▶ _Short task_
Begin with the first line below and retype each line exactly through the line containing "y_ticks = [100, 200, 300, 400]". Any pictures are to be left out.

━━━━━ Given material

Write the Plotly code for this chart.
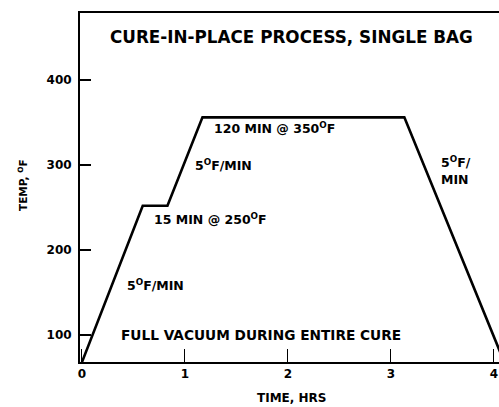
import plotly.graph_objects as go

# Cure cycle profile (time in hours, temperature in deg F)
time_hrs = [0.0, 0.59, 0.83, 1.17, 3.13, 4.10]
temp_f = [68, 252, 252, 356, 356, 68]

x_ticks = [0, 1, 2, 3, 4]
y_ticks = [100, 200, 300, 400]

title_text = "CURE-IN-PLACE PROCESS, SINGLE BAG"
notes = [
    ("120 MIN @ 350<sup>O</sup>F", 1.26, 343.5, 12.5),
    ("5<sup>O</sup>F/MIN", 1.075, 300, 12.5),
    ("15 MIN @ 250<sup>O</sup>F", 0.68, 236.5, 12.5),
    ("5<sup>O</sup>F/MIN", 0.417, 158.8, 12.5),
    ("FULL VACUUM DURING ENTIRE CURE", 0.36, 100, 13.7),
]
right_note = "5<sup>O</sup>F/<br>MIN"

FONT = "DejaVu Sans"

fig = go.Figure()
fig.add_trace(go.Scatter(x=time_hrs, y=temp_f, mode="lines",
                         line=dict(color="black", width=2.6),
                         hoverinfo="skip", showlegend=False))

for txt, x, y, sz in notes:
    fig.add_annotation(x=x, y=y, xref="x", yref="y", text=txt, showarrow=False,
                       xanchor="left", yanchor="middle",
                       font=dict(family=FONT, size=sz, color="black", weight="bold"))

fig.add_annotation(x=3.466, y=293.5, xref="x", yref="y", text=right_note, showarrow=False,
                   xanchor="left", yanchor="middle", align="left",
                   font=dict(family=FONT, size=12.5, color="black", weight="bold"))

fig.add_annotation(x=0.252, y=450.6, xref="x", yref="y", text=title_text, showarrow=False,
                   xanchor="left", yanchor="middle",
                   font=dict(family=FONT, size=16.8, color="black", weight="bold"))

fig.add_annotation(x=(22 - 80) / 419, y=(362 - 185) / 349, xref="paper", yref="paper",
                   text="TEMP, <sup>O</sup>F", textangle=-90, showarrow=False,
                   xanchor="center", yanchor="middle",
                   font=dict(family=FONT, size=10.5, color="black", weight="bold"))

fig.add_annotation(x=(291 - 80) / 419, y=(362 - 398) / 349, xref="paper", yref="paper",
                   text="TIME, HRS", showarrow=False,
                   xanchor="center", yanchor="middle",
                   font=dict(family=FONT, size=12, color="black", weight="bold"))

fig.update_layout(
    width=499, height=407,
    margin=dict(l=80, r=0, t=13, b=45),
    paper_bgcolor="white", plot_bgcolor="white",
    showlegend=False,
)
fig.update_xaxes(range=[-0.019, 4.049], tickvals=x_ticks, ticks="inside", ticklen=13,
                 tickwidth=1, tickcolor="black", showline=True, linecolor="black",
                 linewidth=2, mirror=True, showgrid=False, zeroline=False,
                 ticklabeloverflow="allow",
                 tickfont=dict(family=FONT, size=12, color="black", weight="bold"))
fig.update_yaxes(range=[68.2, 478.8], tickvals=y_ticks, ticks="inside", ticklen=11,
                 tickwidth=1.5, tickcolor="black", showline=True, linecolor="black",
                 linewidth=2, showgrid=False, zeroline=False, ticklabelstandoff=4,
                 tickfont=dict(family=FONT, size=12, color="black", weight="bold"))

fig.write_html("out.html", config={"displayModeBar": False, "staticPlot": True})

# remove the browser's default body margin so the figure sits at the page origin
with open("out.html", "r", encoding="utf-8") as f:
    html = f.read()
html = html.replace("<body>", '<body style="margin:0;padding:0;overflow:hidden">', 1)
with open("out.html", "w", encoding="utf-8") as f:
    f.write(html)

━━━━━━━━━━

▶ _Response to this exercise_
Write the Plotly code for this chart.
import plotly.graph_objects as go

# Cure cycle profile (time in hours, temperature in deg F)
time_hrs = [0.0, 0.59, 0.83, 1.17, 3.13, 4.10]
temp_f = [68, 252, 252, 356, 356, 68]

x_ticks = [0, 1, 2, 3, 4]
y_ticks = [100, 200, 300, 400]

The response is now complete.